O laço ideológico aqui, e a que fiz referência anteriormente, é o pressuposto de que há um mitológico "homem novo português" - nobre, empreendedor, capaz de fazer grande obra - se apenas se conseguisse despir de (no fundo) tudo que o caracteriza e tudo o que o rodeia. E isso inclui, obviamente, a religião.
E que como é impossível, desagrada, deprime e revolta o intelectual.
Deve ser muito triste vir-se de, e pertencer-se a, uma sociedade que tão lapidarmente se rejeita.
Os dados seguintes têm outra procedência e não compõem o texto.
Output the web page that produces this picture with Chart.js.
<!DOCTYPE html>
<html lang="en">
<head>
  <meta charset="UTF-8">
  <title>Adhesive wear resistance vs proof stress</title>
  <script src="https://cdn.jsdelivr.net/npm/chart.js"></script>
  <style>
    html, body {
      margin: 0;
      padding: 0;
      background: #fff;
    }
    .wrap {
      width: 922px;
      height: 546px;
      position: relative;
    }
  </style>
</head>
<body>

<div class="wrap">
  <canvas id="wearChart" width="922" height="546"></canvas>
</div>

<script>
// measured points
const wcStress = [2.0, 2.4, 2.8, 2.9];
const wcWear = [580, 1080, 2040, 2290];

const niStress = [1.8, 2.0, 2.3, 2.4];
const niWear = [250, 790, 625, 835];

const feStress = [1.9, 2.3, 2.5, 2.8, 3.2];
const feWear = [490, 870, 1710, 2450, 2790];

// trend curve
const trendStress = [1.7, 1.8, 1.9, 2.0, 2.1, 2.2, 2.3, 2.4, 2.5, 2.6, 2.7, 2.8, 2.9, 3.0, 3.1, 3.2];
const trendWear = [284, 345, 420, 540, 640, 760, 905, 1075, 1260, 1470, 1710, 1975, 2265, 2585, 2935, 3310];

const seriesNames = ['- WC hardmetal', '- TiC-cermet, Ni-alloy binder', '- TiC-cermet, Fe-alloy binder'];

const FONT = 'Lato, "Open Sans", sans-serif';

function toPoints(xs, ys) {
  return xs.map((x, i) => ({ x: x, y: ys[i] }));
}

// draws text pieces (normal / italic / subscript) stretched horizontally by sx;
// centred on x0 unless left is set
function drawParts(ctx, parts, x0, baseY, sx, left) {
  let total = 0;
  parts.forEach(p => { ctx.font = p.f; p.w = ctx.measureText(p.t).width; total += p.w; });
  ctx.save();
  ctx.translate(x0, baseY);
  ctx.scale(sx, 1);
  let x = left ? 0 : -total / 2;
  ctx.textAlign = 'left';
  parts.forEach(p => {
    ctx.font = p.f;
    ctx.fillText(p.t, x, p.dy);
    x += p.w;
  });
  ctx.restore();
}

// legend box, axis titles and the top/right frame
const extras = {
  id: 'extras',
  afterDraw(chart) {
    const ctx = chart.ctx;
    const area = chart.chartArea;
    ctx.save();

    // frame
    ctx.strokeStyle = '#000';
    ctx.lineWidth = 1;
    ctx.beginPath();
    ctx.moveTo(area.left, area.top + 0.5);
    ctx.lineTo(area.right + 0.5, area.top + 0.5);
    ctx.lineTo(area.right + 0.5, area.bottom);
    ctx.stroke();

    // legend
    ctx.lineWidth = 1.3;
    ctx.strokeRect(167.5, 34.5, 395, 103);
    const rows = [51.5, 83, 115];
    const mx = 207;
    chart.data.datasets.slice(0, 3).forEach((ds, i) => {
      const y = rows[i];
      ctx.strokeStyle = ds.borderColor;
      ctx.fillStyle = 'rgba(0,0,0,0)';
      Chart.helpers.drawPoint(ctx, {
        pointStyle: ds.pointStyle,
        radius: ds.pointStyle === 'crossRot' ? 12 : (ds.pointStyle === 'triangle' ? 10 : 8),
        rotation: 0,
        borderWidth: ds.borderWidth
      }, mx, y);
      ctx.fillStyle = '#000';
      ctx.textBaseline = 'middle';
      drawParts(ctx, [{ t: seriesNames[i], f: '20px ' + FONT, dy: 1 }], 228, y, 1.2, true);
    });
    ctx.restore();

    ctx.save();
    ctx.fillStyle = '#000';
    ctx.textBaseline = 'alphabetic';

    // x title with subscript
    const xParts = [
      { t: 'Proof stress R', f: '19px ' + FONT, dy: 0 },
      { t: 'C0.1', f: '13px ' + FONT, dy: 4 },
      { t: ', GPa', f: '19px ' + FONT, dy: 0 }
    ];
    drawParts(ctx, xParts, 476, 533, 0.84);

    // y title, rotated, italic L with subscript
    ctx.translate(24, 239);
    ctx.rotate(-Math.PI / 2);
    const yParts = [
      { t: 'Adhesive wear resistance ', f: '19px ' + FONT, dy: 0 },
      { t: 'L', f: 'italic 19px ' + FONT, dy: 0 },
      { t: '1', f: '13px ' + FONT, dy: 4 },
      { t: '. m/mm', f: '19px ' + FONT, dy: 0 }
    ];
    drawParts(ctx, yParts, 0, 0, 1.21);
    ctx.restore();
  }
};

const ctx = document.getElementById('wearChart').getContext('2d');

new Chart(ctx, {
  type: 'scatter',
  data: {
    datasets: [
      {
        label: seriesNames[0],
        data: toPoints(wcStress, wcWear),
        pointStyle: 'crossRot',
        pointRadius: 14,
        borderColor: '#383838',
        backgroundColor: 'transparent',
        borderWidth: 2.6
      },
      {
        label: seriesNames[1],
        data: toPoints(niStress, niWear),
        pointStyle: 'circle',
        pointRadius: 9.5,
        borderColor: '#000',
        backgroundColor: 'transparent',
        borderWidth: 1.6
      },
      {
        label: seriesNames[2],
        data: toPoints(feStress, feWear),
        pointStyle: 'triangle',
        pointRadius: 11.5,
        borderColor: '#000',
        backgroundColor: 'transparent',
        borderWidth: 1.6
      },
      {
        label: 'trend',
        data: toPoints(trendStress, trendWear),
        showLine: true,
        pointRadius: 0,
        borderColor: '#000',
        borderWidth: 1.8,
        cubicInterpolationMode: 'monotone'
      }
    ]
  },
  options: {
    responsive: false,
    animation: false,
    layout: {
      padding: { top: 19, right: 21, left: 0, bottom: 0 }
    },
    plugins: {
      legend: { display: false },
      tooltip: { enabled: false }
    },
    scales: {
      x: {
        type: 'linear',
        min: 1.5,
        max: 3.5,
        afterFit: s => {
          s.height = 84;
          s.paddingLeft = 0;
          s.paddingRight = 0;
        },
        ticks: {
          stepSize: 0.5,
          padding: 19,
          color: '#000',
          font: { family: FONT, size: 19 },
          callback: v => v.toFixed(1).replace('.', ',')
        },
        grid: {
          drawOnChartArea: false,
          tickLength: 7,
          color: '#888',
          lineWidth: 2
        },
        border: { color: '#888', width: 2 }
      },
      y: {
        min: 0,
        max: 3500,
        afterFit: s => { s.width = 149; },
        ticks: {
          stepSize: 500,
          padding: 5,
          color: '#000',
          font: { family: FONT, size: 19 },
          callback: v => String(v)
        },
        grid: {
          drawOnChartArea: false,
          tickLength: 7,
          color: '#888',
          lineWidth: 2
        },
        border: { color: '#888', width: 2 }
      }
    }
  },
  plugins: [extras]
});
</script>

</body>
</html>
Saramago devia ter ido para Lanzarote há mais tempo ou, como Jorge de Sena ou José Rodrigues Miguéis, emigrar para a América. Alivia o sofrimento e estar cá dentro lá fora é sempre muito mais agradável. Eça escreveu " A Cidade e as Serras", fez as pazes e pirou-se para Paris.
Bem, Junqueiro fez o mesmo percurso mas na sua quinta no Douro. E lá, parece que encontrou Deus - o seu.
Sendo este o grande blogue Maschamba, eis uma peça adicional de trívia sobre Guerra Junqueiro e Moçambique. Ambos ele e Manuel Maria Sarmento Rodrigues, que foi governador geral de Moçambique entre 1961-64, nasceram em Freixo de Espada à Cinta; e a mulher de Sarmento Rodrigues era sobrinha de Guerra Junqueiro. Manuel Junqueiro, um outro familiar, foi para Moçambique em 1918 e foi machambeiro (sem "s") de chá na zona do Gurué e foi dado o nome dele a uma vilarejo qualquer por lá (o nome já deve ter ido para as urtigas). Ainda hoje se faz chá lá mas já ninguém se deve lembrar que inventou aquilo. Pelos vistos foi Junqueiro. O outro.